Oxana Malaya (born November 1983) was found in Ukraine in 1991 as an 8-year-old feral child, having spent much of her life in the company of dogs. She took on a variety of dog-like habits and found it hard to learn the language. Oxana’s drunken parents couldn’t take care of her.

They lived in a destitute area where wild dogs roamed the streets. She stayed behind her house in a dog kennel where she had been cared for by dogs and observed their habits and etiquette. Like a wild dog, she groaned, barked and crouched, sniffed at her food before eating it, and was discovered to have developed exceptionally sensitive senses of hearing, smell, and sight.

5. Prava, the Bird Boy

Mowgli Syndrome’s most recent case was that of a seven-year-old boy who was saved by Russian health care workers after being found living with his mother in a two-bedroom apartment and an assortment of feathered mates. The tiny apartment may seem to have doubled as an aviary with cages loaded with tens of birds.

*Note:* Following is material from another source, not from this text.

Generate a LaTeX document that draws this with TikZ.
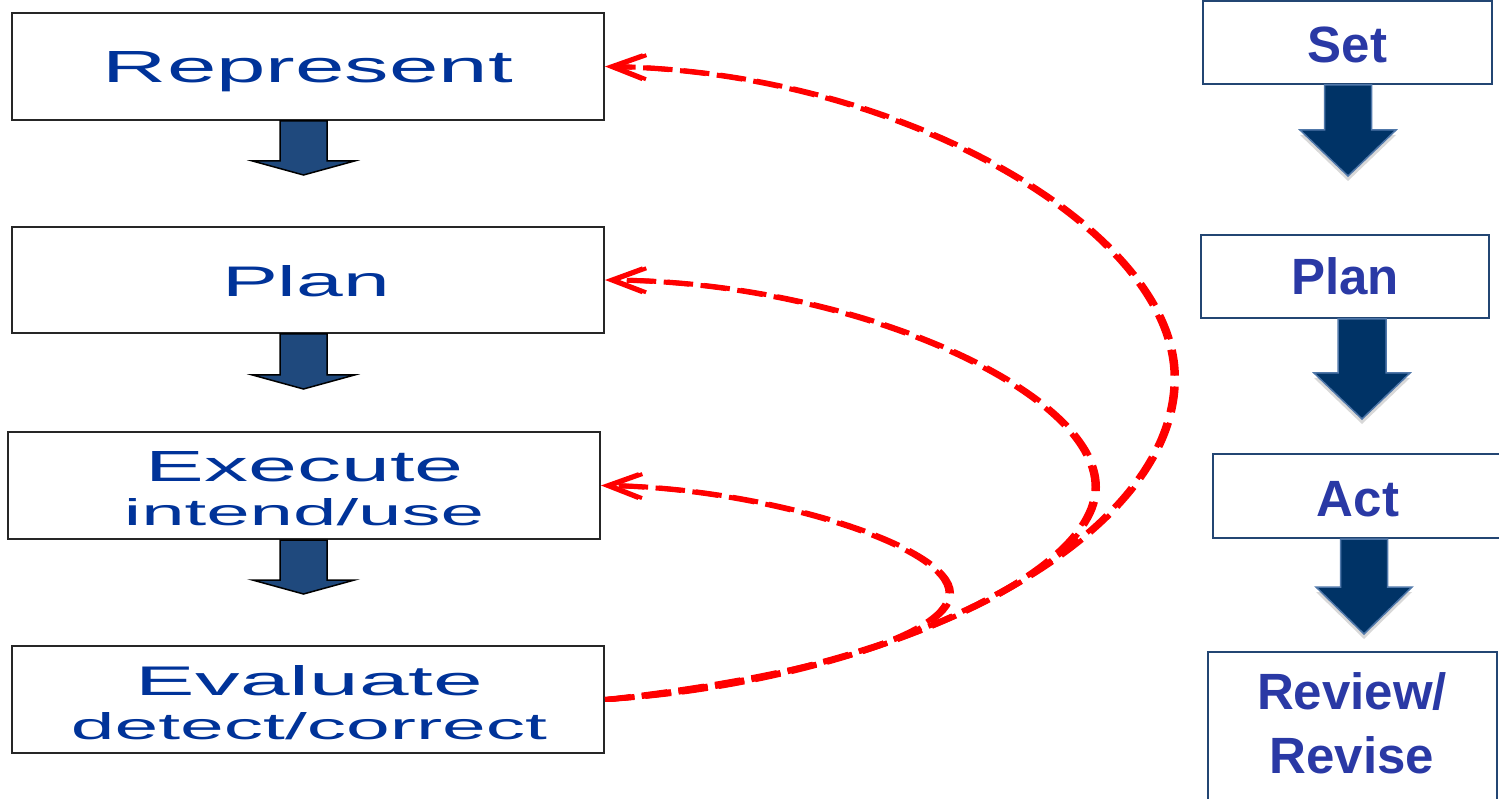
\documentclass[tikz,border=0pt]{standalone}
\usepackage{fontspec}
\setmainfont{Liberation Sans}
\usepackage{graphicx}
\usetikzlibrary{arrows.meta,calc,shadows}
\definecolor{ltxt}{RGB}{0,51,153}
\definecolor{rtxt}{RGB}{42,57,165}
\definecolor{larrfill}{RGB}{31,73,125}
\definecolor{rarrfill}{RGB}{0,51,102}
\definecolor{rarredge}{RGB}{80,120,170}
\definecolor{rboxedge}{RGB}{35,70,115}
\definecolor{fbred}{RGB}{255,0,0}
\newcommand{\blkarr}[6]{\draw[#1,shift={#2}] (-#3,0) -- (-#3,#4) -- (-#5,#4) -- (0,#4+#6) -- (#5,#4) -- (#3,#4) -- (#3,0) -- cycle;}
\tikzset{
  lbox/.style={draw=black!85, line width=2pt, fill=white, inner sep=0pt, minimum width=592pt},
  rbox/.style={draw=rboxedge, line width=2pt, fill=white, inner sep=0pt},
  ltext/.style={text=ltxt, inner sep=0pt, anchor=base, font=\fontsize{43}{43}\selectfont},
  rtext/.style={text=rtxt, inner sep=0pt, anchor=base, font=\fontsize{51}{51}\selectfont\bfseries},
  larr/.style={fill=larrfill, draw=black, line width=1.5pt},
  rarr/.style={fill=rarrfill, draw=rarredge, line width=1.5pt, drop shadow={shadow xshift=0pt, shadow yshift=-5pt, opacity=0.3}},
  fback/.style={draw=fbred, line width=5pt, dash pattern=on 26pt off 11pt, -{Straight Barb[length=32pt,width=24pt,line width=4pt]}},
  fbackwide/.style={fback, transform canvas={xshift=3.5pt}}
}
\begin{document}
\begin{tikzpicture}[x=1pt,y=-1pt]
\useasboundingbox[fill=white] (0,0) rectangle (1499,799);
% left boxes
\node[lbox, minimum height=107pt] (rep) at (308,66.5) {};
\node[lbox, minimum height=106pt] (plan) at (308,280) {};
\node[lbox, minimum height=107pt] (exe) at (304,485.5) {};
\node[lbox, minimum height=107pt] (eva) at (308,699.5) {};
% right boxes
\node[rbox, minimum width=289pt, minimum height=83pt] (set) at (1347.5,42.5) {};
\node[rbox, minimum width=288pt, minimum height=83pt] (rplan) at (1345,276.5) {};
\node[rbox, minimum width=292pt, minimum height=84pt] (act) at (1359,496) {};
\node[rbox, minimum width=289pt, minimum height=160pt] (rev) at (1352.5,732) {};
% left block arrows
\blkarr{larr}{($(rep.south)+(-4.5,0)$)}{23.5}{40}{51}{14}
\blkarr{larr}{($(plan.south)+(-4.5,0)$)}{23.5}{41}{51}{14}
\blkarr{larr}{($(exe.south)+(-0.5,0)$)}{23.5}{40}{51}{14}
% right block arrows
\blkarr{rarr}{($(set.south)+(0.5,0)$)}{23.5}{45}{48}{46}
\blkarr{rarr}{($(rplan.south)+(17,0)$)}{24}{54}{48}{46}
\blkarr{rarr}{($(act.south)+(5,0)$)}{23.5}{48}{48}{47}
% feedback curves
\coordinate (m1) at (1173,378);
\coordinate (m2) at (1094,487);
\coordinate (m3) at (948,593);
\foreach \st in {fback,fbackwide}{
\draw[\st] (eva.east) .. controls (900,680) and (1173,540) .. (m1) .. controls (1173,230) and (900,72) .. (rep.east);
\draw[\st] (eva.east) .. controls (850,680) and (1094,580) .. (m2) .. controls (1094,390) and (850,282) .. (plan.east);
\draw[\st] (eva.east) .. controls (780,680) and (948,640) .. (m3) .. controls (948,545) and (760,488) .. (exe.east);
}
% left texts
\node[ltext] (trep) at (308,83) {\resizebox{410pt}{31pt}{Represent}};
\node[ltext] (tplan) at (306,297) {\resizebox{168pt}{31pt}{Plan}};
\node[ltext] (texe) at (304.5,481) {\resizebox{318pt}{30pt}{Execute}};
\node[ltext] (tint) at (304,525) {\resizebox{360pt}{27pt}{intend/use}};
\node[ltext] (teva) at (309.5,695) {\resizebox{347pt}{30pt}{Evaluate}};
\node[ltext] (tdet) at (309,739) {\resizebox{476pt}{27pt}{detect/correct}};
% right texts
\node[rtext] (tset) at (1347.5,63) {Set};
\node[rtext] (trplan) at (1345,295) {Plan};
\node[rtext] (tact) at (1358,516) {Act};
\node[rtext] (trev) at (1352,709) {Review/};
\node[rtext] (trevise) at (1352,773) {Revise};
\end{tikzpicture}
\end{document}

One of his rescuers, Social Worker Galina Volskaya, said in an interview that he was treated like another pet by his mum. While he was never physically harmed by his mother, she simply never spoke to him. It was the birds who talked to the boy.

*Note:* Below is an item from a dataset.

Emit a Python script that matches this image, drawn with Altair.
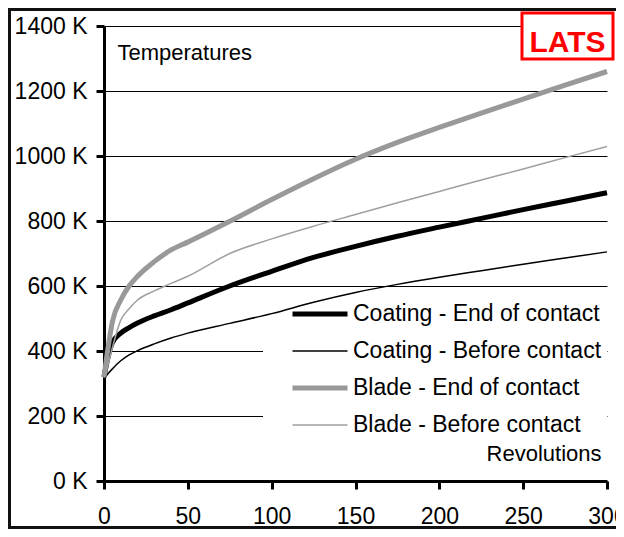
import altair as alt
import pandas as pd

# ---- data ----
revolutions = [0, 2, 5, 10, 15, 20, 30, 40, 50, 75, 100, 125, 150, 175, 200, 225, 250, 275, 300]
coating_end = [320, 372, 425, 455, 472, 486, 508, 527, 548, 600, 645, 688, 722, 753, 781, 808, 835, 861, 887]
coating_before = [315, 328, 345, 370, 388, 401, 422, 440, 455, 485, 515, 550, 580, 605, 627, 647, 667, 686, 705]
blade_end = [320, 395, 490, 557, 600, 630, 675, 711, 735, 799, 866, 930, 990, 1042, 1088, 1132, 1175, 1218, 1260]
blade_before = [318, 350, 410, 495, 530, 557, 585, 608, 630, 700, 745, 784, 820, 856, 891, 926, 960, 995, 1029]

series_names = ["Coating - End of contact", "Coating - Before contact",
                "Blade - End of contact", "Blade - Before contact"]
series_values = [coating_end, coating_before, blade_end, blade_before]
series_colors = ["#000000", "#000000", "#999999", "#a0a0a0"]
series_widths = [5, 1.5, 5, 1.5]

y_ticks = [0, 200, 400, 600, 800, 1000, 1200, 1400]
x_ticks = [0, 50, 100, 150, 200, 250, 300]

rows = []
for name, vals in zip(series_names, series_values):
    for r, t in zip(revolutions, vals):
        rows.append({"rev": r, "temp": t, "series": name})
df = pd.DataFrame(rows)
one = pd.DataFrame({"label": ["LATS"]})

FONT = "Liberation Sans"

legend = alt.Legend(
    title=None, orient="none", legendX=186, legendY=276.5, padding=0,
    symbolType="stroke", symbolSize=3025, clipHeight=23, rowPadding=13,
    labelOffset=3, labelFont=FONT, labelFontSize=23, labelColor="black",
    labelLimit=400, symbolOpacity=1,
)

# white area behind the legend (hides the short grid lines)
cover = alt.Chart(one).mark_rect(fill="white", stroke=None).encode(
    x=alt.value(159), x2=alt.value(503), y=alt.value(304), y2=alt.value(414)
)

lines = alt.Chart(df).mark_line(strokeJoin="round", interpolate="monotone").encode(
    x=alt.X("rev:Q", scale=alt.Scale(domain=[0, 300], nice=False),
            axis=alt.Axis(values=x_ticks, title="Revolutions", grid=False,
                          titleX=497, titleY=-28, titleAlign="right",
                          titleBaseline="middle", labelPadding=16,
                          labelFlush=False)),
    y=alt.Y("temp:Q", scale=alt.Scale(domain=[0, 1400], nice=False),
            axis=alt.Axis(values=y_ticks, labelExpr="datum.value + ' K'",
                          title="Temperatures", grid=True, gridColor="black",
                          gridWidth=1, gridOpacity=1, titleX=13, titleY=26,
                          titleAngle=0, titleAlign="left",
                          titleBaseline="middle", labelPadding=9)),
    color=alt.Color("series:N",
                    scale=alt.Scale(domain=series_names, range=series_colors),
                    legend=legend),
    strokeWidth=alt.StrokeWidth("series:N",
                                scale=alt.Scale(type="ordinal", domain=series_names,
                                                range=series_widths),
                                legend=legend),
)

lats_box = alt.Chart(one).mark_rect(fill="white", stroke="#ff0000", strokeWidth=3).encode(
    x=alt.value(418), x2=alt.value(509), y=alt.value(-13), y2=alt.value(33)
)
lats_text = alt.Chart(one).mark_text(
    font=FONT, fontSize=30, fontWeight="bold", color="#ff0000",
    align="center", baseline="alphabetic"
).encode(x=alt.value(463.5), y=alt.value(26), text="label:N")

border = alt.Chart(one).mark_rect(fill=None, stroke="#111111", strokeWidth=3).encode(
    x=alt.value(-94.5), x2=alt.value(560), y=alt.value(-16.5), y2=alt.value(501.5)
)

chart = alt.layer(cover, lines, lats_box, lats_text, border).properties(
    width=503, height=455,
    autosize=alt.AutoSizeParams(type="none"),
    padding={"left": 96, "top": 18, "right": 9, "bottom": 48},
    background="white",
).configure_view(stroke=None).configure_axis(
    domainColor="black", domainWidth=3, tickColor="black", tickWidth=3,
    tickSize=8, labelFont=FONT, labelFontSize=23, labelColor="black",
    titleFont=FONT, titleFontSize=22, titleFontWeight="normal",
    titleColor="black", zindex=0,
)

chart.save("out.html", embed_options={"renderer": "svg", "actions": False})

“He just chirps and when realising that he is not understood, starts to wave hands in the way birds winnow wings.” Quote from Social Worker, Galina Volskaya.

4. The Leopard Boy

EC Stuart Baker published a leopard-child in the Journal of the Natural History Society of Bombay (July 1920). The boy was abducted from his parents by a leopard in the North Cachar Hills near Assam in about 1912, and rescued and named three years later. “At the time the boy ran as hard as an adult could, although his weaving inside and out bushes and other obstacles was cleverer and quicker.

There were rough callosities on his knees and his toes were held upright almost at right angles to his instep. He also coated the palms of his hands and pads of his toes and thumbs with very rough horny skin. He bit and fought with everyone when he was first captured and any wretched village fowl that came within his reach was grabbed, torn to pieces and eaten with exceptional rapidity.

3. Kamala and Amala

The most famous wolf-children are the two girls captured by villagers in October 1920, under the leadership of the Anglican missionary Reverend J.A.L Singh, from a huge abandoned ant-hill squatted by wolves near Godamuri in the vicinity of Midnapore, west of Calcutta.

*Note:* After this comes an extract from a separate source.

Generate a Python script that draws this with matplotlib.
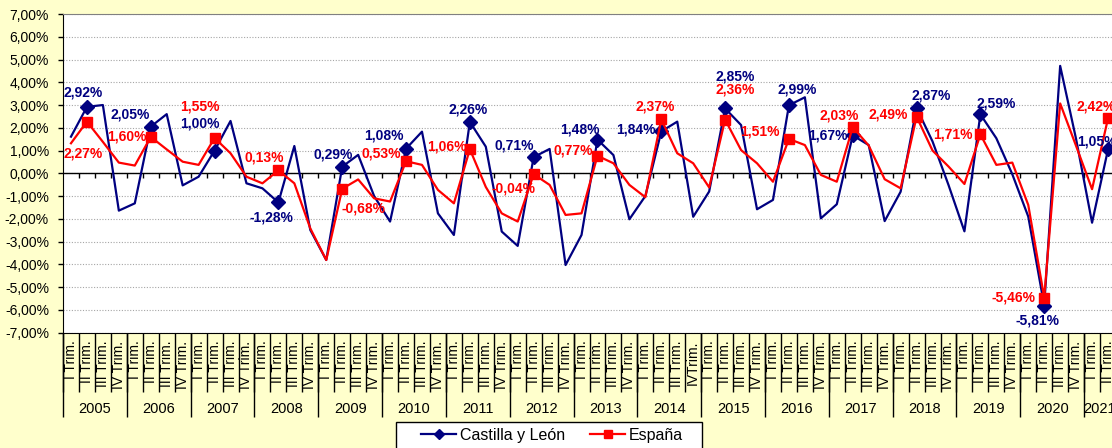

They shot the mother wolf. The girls were called Kamala and Amala and were assumed to be about eight and two years old. The girls had disfigured teeth, elongated canines, and eyes that shone in the dark with the strange blue glow of cats and dogs, according to Singh. Amala died the next year but Kamala survived until she gave up eating carrion in 1929, learned to walk upright and spoke about fifty words.

2. The Bear Girl

George Maranz described a 1937 visit to a Turkish lunatic asylum in Bursa, Turkey, where he met a girl who had been living with bears for many years. Hunters shot a she-bear in a mountainous forest near Adana and then were struck by a strong little “wood spirit.”

Overcome at last, this turned out to be a human girl, but in her voice, habits and physique utterly bearlike. She turned down all the cooked food and slept in a dark corner of her room on a mattress. Investigations found that a two-year-old girl had vanished 14 years earlier from a neighbouring village, and it was believed that she had been adopted by a bear.

1. Wild Peter

Wild Peter, “a nude, brownish, black-haired creature,” caught near Helpensen in Hanover in 1724 when he was about 12, was the first very famous feral child. He easily climbed trees, lived off plants and seemed incapable of speaking. He rejected food, preferring to strip the bark of green twigs and suck on the sap; but finally, he learned to eat fruits and vegetables.

He was introduced to George I at the Hanover court and taken to England, where he was examined by the leading men of letters. He spent 68 years in society, but never learned to say anything beyond “Peter” and “King George,” while “especially acute” was his hearing and sense of smell.